(Rows from a dataset of charts and code)
— Start —
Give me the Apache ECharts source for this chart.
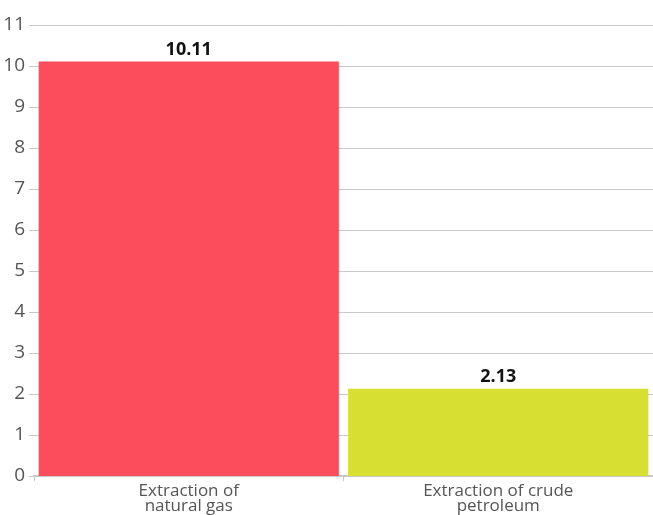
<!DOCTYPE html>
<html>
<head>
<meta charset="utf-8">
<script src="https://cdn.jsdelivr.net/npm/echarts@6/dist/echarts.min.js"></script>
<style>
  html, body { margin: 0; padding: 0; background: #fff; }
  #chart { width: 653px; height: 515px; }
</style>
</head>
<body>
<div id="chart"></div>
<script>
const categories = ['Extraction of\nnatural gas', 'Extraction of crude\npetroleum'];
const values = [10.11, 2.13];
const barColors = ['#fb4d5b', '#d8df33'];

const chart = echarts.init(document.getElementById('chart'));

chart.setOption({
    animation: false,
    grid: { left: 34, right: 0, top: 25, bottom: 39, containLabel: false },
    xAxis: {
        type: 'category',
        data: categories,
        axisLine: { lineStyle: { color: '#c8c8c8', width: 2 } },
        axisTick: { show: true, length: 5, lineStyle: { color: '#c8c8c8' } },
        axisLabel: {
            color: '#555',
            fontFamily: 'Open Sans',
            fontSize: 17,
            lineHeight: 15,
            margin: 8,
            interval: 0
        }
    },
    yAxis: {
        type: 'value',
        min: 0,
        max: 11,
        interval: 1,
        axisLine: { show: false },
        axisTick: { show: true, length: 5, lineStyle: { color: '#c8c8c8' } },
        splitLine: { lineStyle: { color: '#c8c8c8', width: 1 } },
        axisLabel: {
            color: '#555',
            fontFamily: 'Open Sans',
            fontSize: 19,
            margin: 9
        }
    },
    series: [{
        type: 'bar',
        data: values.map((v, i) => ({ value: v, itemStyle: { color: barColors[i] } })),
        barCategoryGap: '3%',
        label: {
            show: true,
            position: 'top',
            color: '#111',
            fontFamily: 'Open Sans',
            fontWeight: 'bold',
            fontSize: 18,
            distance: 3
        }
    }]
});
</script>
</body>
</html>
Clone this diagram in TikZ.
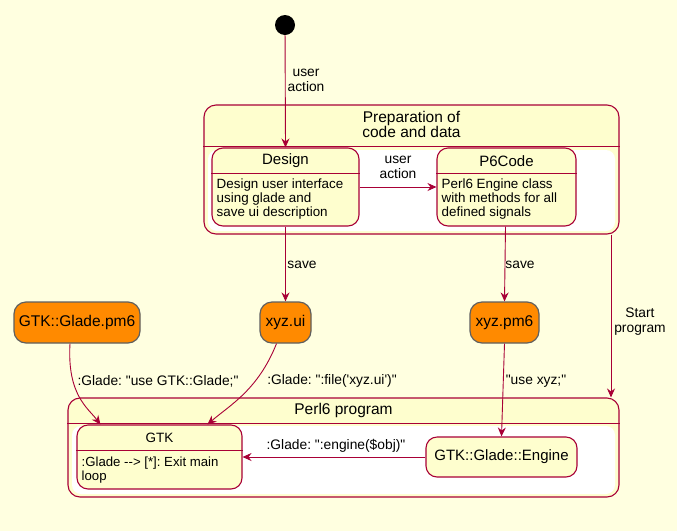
— End —
Aim:
Repeat all of the records verbatim, leaving out the pictures.

Exercise output:
Give me the Apache ECharts source for this chart.
<!DOCTYPE html>
<html>
<head>
<meta charset="utf-8">
<script src="https://cdn.jsdelivr.net/npm/echarts@6/dist/echarts.min.js"></script>
<style>
  html, body { margin: 0; padding: 0; background: #fff; }
  #chart { width: 653px; height: 515px; }
</style>
</head>
<body>
<div id="chart"></div>
<script>
const categories = ['Extraction of\nnatural gas', 'Extraction of crude\npetroleum'];
const values = [10.11, 2.13];
const barColors = ['#fb4d5b', '#d8df33'];

const chart = echarts.init(document.getElementById('chart'));

chart.setOption({
    animation: false,
    grid: { left: 34, right: 0, top: 25, bottom: 39, containLabel: false },
    xAxis: {
        type: 'category',
        data: categories,
        axisLine: { lineStyle: { color: '#c8c8c8', width: 2 } },
        axisTick: { show: true, length: 5, lineStyle: { color: '#c8c8c8' } },
        axisLabel: {
            color: '#555',
            fontFamily: 'Open Sans',
            fontSize: 17,
            lineHeight: 15,
            margin: 8,
            interval: 0
        }
    },
    yAxis: {
        type: 'value',
        min: 0,
        max: 11,
        interval: 1,
        axisLine: { show: false },
        axisTick: { show: true, length: 5, lineStyle: { color: '#c8c8c8' } },
        splitLine: { lineStyle: { color: '#c8c8c8', width: 1 } },
        axisLabel: {
            color: '#555',
            fontFamily: 'Open Sans',
            fontSize: 19,
            margin: 9
        }
    },
    series: [{
        type: 'bar',
        data: values.map((v, i) => ({ value: v, itemStyle: { color: barColors[i] } })),
        barCategoryGap: '3%',
        label: {
            show: true,
            position: 'top',
            color: '#111',
            fontFamily: 'Open Sans',
            fontWeight: 'bold',
            fontSize: 18,
            distance: 3
        }
    }]
});
</script>
</body>
</html>
Clone this diagram in TikZ.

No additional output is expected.